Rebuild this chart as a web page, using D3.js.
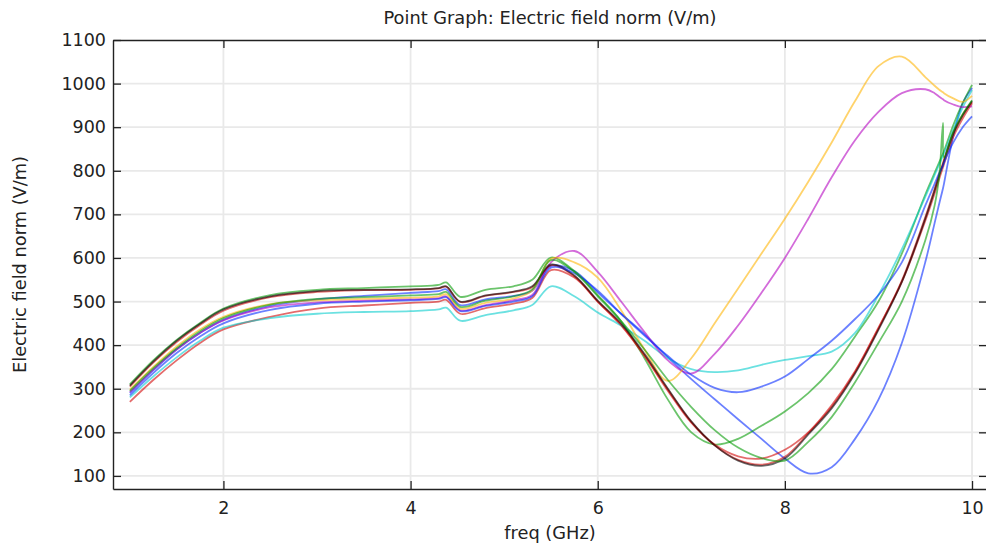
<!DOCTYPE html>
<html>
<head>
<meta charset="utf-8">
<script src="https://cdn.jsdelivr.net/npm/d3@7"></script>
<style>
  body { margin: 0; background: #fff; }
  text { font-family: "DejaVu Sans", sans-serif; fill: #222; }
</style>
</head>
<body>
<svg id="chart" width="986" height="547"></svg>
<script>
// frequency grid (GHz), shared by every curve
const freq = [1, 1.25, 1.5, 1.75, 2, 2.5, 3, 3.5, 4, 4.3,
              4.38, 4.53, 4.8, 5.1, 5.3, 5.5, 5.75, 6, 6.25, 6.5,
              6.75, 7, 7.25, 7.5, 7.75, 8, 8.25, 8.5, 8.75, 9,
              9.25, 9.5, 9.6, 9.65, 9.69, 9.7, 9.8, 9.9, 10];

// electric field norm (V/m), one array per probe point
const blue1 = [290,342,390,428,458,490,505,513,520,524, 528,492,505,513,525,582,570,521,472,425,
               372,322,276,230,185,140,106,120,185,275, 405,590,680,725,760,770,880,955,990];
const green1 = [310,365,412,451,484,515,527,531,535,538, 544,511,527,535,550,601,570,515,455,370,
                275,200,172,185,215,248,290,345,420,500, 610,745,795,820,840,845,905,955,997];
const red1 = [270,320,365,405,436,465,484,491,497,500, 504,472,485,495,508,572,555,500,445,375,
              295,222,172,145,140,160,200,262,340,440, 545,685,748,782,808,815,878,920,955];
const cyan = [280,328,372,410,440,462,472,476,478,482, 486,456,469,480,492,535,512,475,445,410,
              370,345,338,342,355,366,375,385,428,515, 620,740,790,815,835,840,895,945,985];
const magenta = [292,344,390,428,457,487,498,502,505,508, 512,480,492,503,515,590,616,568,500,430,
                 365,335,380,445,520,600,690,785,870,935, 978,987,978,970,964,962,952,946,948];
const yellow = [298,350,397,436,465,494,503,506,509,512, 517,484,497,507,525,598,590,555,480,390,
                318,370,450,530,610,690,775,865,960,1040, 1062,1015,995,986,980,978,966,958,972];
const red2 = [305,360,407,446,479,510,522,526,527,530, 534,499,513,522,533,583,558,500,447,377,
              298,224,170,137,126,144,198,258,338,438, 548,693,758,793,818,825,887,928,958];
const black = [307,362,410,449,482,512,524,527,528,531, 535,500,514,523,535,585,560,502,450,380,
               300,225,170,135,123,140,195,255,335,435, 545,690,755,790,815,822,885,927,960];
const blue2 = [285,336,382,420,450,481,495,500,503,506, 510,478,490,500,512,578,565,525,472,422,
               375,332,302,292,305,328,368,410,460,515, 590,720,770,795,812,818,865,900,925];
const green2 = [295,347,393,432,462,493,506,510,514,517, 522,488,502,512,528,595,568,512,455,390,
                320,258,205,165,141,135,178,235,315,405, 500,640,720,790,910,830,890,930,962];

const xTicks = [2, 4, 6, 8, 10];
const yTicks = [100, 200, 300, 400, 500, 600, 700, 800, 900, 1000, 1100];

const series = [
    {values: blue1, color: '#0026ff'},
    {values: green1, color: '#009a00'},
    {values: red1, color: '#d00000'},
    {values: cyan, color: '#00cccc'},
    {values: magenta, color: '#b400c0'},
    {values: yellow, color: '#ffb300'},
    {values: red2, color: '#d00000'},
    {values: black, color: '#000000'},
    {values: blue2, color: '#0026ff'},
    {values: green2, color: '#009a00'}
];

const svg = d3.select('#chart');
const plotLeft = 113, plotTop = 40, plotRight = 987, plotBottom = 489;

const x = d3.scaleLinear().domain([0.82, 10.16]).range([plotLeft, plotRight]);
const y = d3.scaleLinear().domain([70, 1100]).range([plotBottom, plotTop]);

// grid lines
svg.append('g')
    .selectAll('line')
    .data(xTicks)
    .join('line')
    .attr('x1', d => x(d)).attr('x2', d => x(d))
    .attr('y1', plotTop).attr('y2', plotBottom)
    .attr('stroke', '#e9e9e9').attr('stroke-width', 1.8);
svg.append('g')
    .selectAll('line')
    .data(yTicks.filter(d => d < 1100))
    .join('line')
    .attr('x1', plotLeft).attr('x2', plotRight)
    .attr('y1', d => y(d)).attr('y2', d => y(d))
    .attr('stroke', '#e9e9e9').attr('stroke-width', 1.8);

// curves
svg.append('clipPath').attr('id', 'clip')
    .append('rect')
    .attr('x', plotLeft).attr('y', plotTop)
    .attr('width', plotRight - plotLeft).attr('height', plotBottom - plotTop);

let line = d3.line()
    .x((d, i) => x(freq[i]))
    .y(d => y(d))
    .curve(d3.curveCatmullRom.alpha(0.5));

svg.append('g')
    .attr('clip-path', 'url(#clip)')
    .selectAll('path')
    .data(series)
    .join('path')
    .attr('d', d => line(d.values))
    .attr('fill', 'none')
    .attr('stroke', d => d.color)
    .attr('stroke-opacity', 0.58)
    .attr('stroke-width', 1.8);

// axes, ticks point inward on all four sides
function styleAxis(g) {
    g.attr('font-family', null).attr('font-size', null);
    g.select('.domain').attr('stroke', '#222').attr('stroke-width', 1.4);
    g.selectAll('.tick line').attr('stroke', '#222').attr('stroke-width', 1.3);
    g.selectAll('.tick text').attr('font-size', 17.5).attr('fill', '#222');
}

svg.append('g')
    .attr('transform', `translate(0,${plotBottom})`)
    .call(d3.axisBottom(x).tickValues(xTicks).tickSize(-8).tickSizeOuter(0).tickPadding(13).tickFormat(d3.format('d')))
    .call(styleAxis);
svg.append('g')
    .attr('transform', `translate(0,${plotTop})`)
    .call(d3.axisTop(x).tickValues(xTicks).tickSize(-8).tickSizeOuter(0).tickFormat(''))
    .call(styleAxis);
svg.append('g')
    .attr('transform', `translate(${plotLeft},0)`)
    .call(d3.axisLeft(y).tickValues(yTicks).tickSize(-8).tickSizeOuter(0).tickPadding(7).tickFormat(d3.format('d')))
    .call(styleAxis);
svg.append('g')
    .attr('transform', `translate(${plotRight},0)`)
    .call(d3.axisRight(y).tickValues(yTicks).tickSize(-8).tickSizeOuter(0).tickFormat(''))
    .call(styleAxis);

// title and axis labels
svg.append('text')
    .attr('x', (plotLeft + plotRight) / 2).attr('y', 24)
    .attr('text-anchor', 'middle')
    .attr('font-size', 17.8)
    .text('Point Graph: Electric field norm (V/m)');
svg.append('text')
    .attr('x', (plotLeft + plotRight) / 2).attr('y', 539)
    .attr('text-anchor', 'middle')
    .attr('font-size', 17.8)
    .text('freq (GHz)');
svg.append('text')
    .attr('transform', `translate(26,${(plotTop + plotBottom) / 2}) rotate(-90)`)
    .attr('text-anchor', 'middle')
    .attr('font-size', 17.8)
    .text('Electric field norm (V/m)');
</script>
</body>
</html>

--

▶ [GIVEN INSTRUCTION]: Find each line holding the word "chart" and copy it.

▶ [THE OUTPUT]:
Rebuild this chart as a web page, using D3.js.
<svg id="chart" width="986" height="547"></svg>
const svg = d3.select('#chart');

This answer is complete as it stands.